While everyone was making their “Nats will win seven straight World Series” predictions earlier in the week, I was planning a series of whimsical Nats-related predictions more up my alley.
For example, that execrable Papa John’s products would quickly make fans miss Flippin’ Pizza. That Bryce Harper would finish the season with Major League Baseball’s best-selling jersey. And that Teddy and Bill Taft would combine to win fewer than five races, but would engage in a series of gimmicky on-field fights, bringing their 1912 rivalry into the 21st century, helping teach kids about U.S. history, and causing tens of grumpypants to complain that this was distracting from the important issue at hand, said important issue being grown men in tight pants swinging long pieces of wood.

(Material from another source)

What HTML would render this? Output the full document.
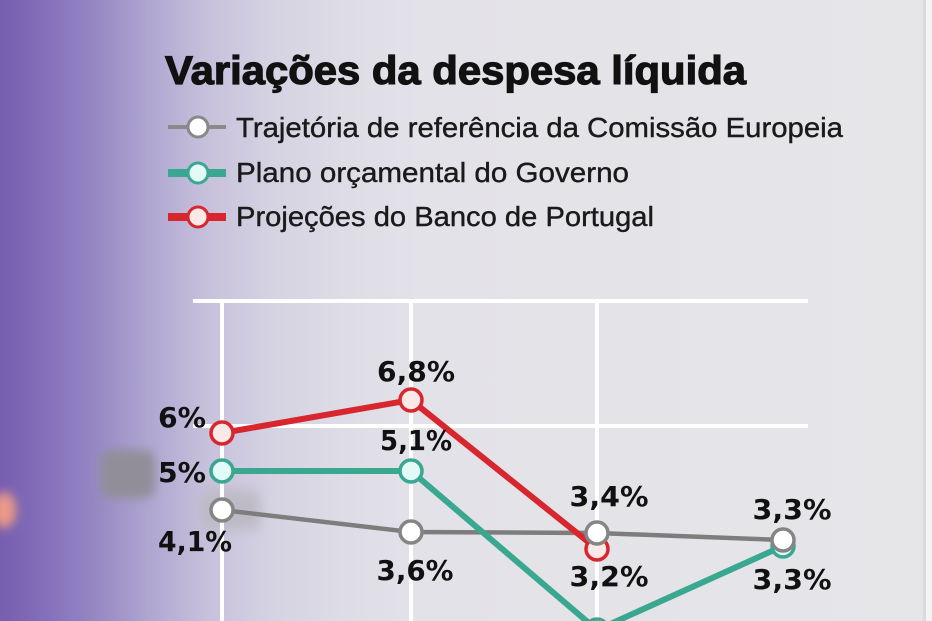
<!DOCTYPE html>
<html><head><meta charset="utf-8"><style>
html,body{margin:0;padding:0;width:932px;height:621px;overflow:hidden;background:#e6e6e9}
svg{display:block}
</style></head><body>
<svg width="932" height="621" viewBox="0 0 932 621" xmlns="http://www.w3.org/2000/svg">
<defs>
<linearGradient id="bg" x1="0" y1="0" x2="932" y2="0" gradientUnits="userSpaceOnUse">
<stop offset="0" stop-color="#775eb0"/>
<stop offset="0.05" stop-color="#8470ba"/>
<stop offset="0.11" stop-color="#998bc5"/>
<stop offset="0.16" stop-color="#afa6d1"/>
<stop offset="0.22" stop-color="#c6c0db"/>
<stop offset="0.29" stop-color="#d5d2e2"/>
<stop offset="0.37" stop-color="#dedce6"/>
<stop offset="0.45" stop-color="#e3e2e8"/>
<stop offset="1" stop-color="#e6e6e9"/>
</linearGradient>
<filter id="bl" x="-50%" y="-50%" width="200%" height="200%"><feGaussianBlur stdDeviation="6"/></filter>
<filter id="bl2" x="-50%" y="-50%" width="200%" height="200%"><feGaussianBlur stdDeviation="5"/></filter>
</defs>
<rect x="0" y="0" width="932" height="621" fill="url(#bg)"/>
<rect x="923" y="0" width="3" height="621" fill="#d9d9de"/>
<rect x="926" y="0" width="6" height="621" fill="#f4f4f5"/>

<!-- smudges -->
<rect x="100" y="450" width="55" height="48" rx="10" fill="#918e99" filter="url(#bl2)"/>
<rect x="200" y="490" width="60" height="40" rx="10" fill="#bdbac5" filter="url(#bl)"/>
<ellipse cx="4" cy="510" rx="12" ry="18" fill="#ec9a86" filter="url(#bl2)"/>

<!-- title -->
<text x="165" y="84" font-family="Liberation Sans, sans-serif" font-weight="bold" font-size="40" fill="#111" stroke="#111" stroke-width="1.2" textLength="581" lengthAdjust="spacingAndGlyphs">Variações da despesa líquida</text>

<!-- legend -->
<line x1="168" y1="127" x2="226" y2="127" stroke="#8a8a8a" stroke-width="4"/>
<circle cx="198" cy="127" r="10" fill="#fff" stroke="#888" stroke-width="3"/>
<line x1="168" y1="173" x2="226" y2="173" stroke="#3aa890" stroke-width="8"/>
<circle cx="198" cy="173" r="10" fill="#e2fbf6" stroke="#3aa890" stroke-width="3"/>
<line x1="168" y1="217" x2="226" y2="217" stroke="#d8262e" stroke-width="8"/>
<circle cx="198" cy="217" r="10" fill="#fde8e8" stroke="#d8262e" stroke-width="3"/>
<g font-family="Liberation Sans, sans-serif" font-size="28" fill="#1a1a1a" stroke="#1a1a1a" stroke-width="0.4">
<text x="236" y="137" textLength="607" lengthAdjust="spacingAndGlyphs">Trajetória de referência da Comissão Europeia</text>
<text x="236" y="182" textLength="393" lengthAdjust="spacingAndGlyphs">Plano orçamental do Governo</text>
<text x="236" y="226" textLength="418" lengthAdjust="spacingAndGlyphs">Projeções do Banco de Portugal</text>
</g>

<!-- grid -->
<g stroke="#ffffff" stroke-width="4">
<line x1="193" y1="301" x2="808" y2="301"/>
<line x1="193" y1="426" x2="808" y2="426"/>
<line x1="222" y1="299" x2="222" y2="621"/>
<line x1="411" y1="299" x2="411" y2="621"/>
<line x1="597" y1="299" x2="597" y2="621"/>
</g>

<!-- series lines -->
<polyline points="222,510 411,532 597,533 783,540" fill="none" stroke="#7d7d7d" stroke-width="4.5"/>
<polyline points="222,471 411,471 597,630 783,546" fill="none" stroke="#3aa890" stroke-width="6"/>
<polyline points="222,433 411,400 597,549" fill="none" stroke="#d8262e" stroke-width="6"/>

<!-- markers -->
<g stroke-width="3.5">
<circle cx="222" cy="471" r="11" fill="#e2fbf6" stroke="#3aa890"/>
<circle cx="411" cy="471" r="11" fill="#e2fbf6" stroke="#3aa890"/>
<circle cx="597" cy="630" r="11" fill="#e2fbf6" stroke="#3aa890"/>
<circle cx="783" cy="546" r="11" fill="#e2fbf6" stroke="#3aa890"/>
<circle cx="222" cy="433" r="11" fill="#fde8e8" stroke="#d8262e"/>
<circle cx="411" cy="400" r="11" fill="#fde8e8" stroke="#d8262e"/>
<circle cx="597" cy="549" r="11" fill="#fde8e8" stroke="#d8262e"/>
<circle cx="222" cy="510" r="11" fill="#fff" stroke="#858585"/>
<circle cx="411" cy="532" r="11" fill="#fff" stroke="#858585"/>
<circle cx="597" cy="533" r="11" fill="#fff" stroke="#858585"/>
<circle cx="783" cy="540" r="11" fill="#fff" stroke="#858585"/>
</g>

<!-- data labels -->
<g font-family="DejaVu Sans, Verdana, sans-serif" font-weight="bold" font-size="28" fill="#111" text-anchor="middle">
<text x="182" y="427" textLength="48" lengthAdjust="spacingAndGlyphs">6%</text>
<text x="182" y="482" textLength="48" lengthAdjust="spacingAndGlyphs">5%</text>
<text x="195" y="551" textLength="74" lengthAdjust="spacingAndGlyphs">4,1%</text>
<text x="416" y="381" textLength="78" lengthAdjust="spacingAndGlyphs">6,8%</text>
<text x="416" y="450" textLength="72" lengthAdjust="spacingAndGlyphs">5,1%</text>
<text x="415" y="580" textLength="77" lengthAdjust="spacingAndGlyphs">3,6%</text>
<text x="609" y="506" textLength="79" lengthAdjust="spacingAndGlyphs">3,4%</text>
<text x="609" y="586" textLength="79" lengthAdjust="spacingAndGlyphs">3,2%</text>
<text x="792" y="519" textLength="79" lengthAdjust="spacingAndGlyphs">3,3%</text>
<text x="792" y="589" textLength="79" lengthAdjust="spacingAndGlyphs">3,3%</text>
</g>
</svg>
</body></html>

Anyhow, had I made that last prediction, the first day of the season would have left me feeling swell. Bill and Ted were indeed more consumed with childish bickering than with finishing the race on Monday afternoon; their immature extracurriculars led to both presidents taking sad spills far from the finish line, multiple slaps, what looked to be a roundhouse kick attempt from Taft, concerned intervention by Screech, and an easy victory for George.
I totally understand that some of you believe this whole race thing is a knock on Washington as a baseball town, that a real sports mecca with a budding powerhouse on the field would not spend time between innings on hair-pulling giant-headed nonsense. Fine, whatever.
We’ll see who’s laughing once Woodrow Wilson parachutes into the stadium to grab a default victory made possible by the relentless and nasty obsession of Bill for Teddy and vice versa.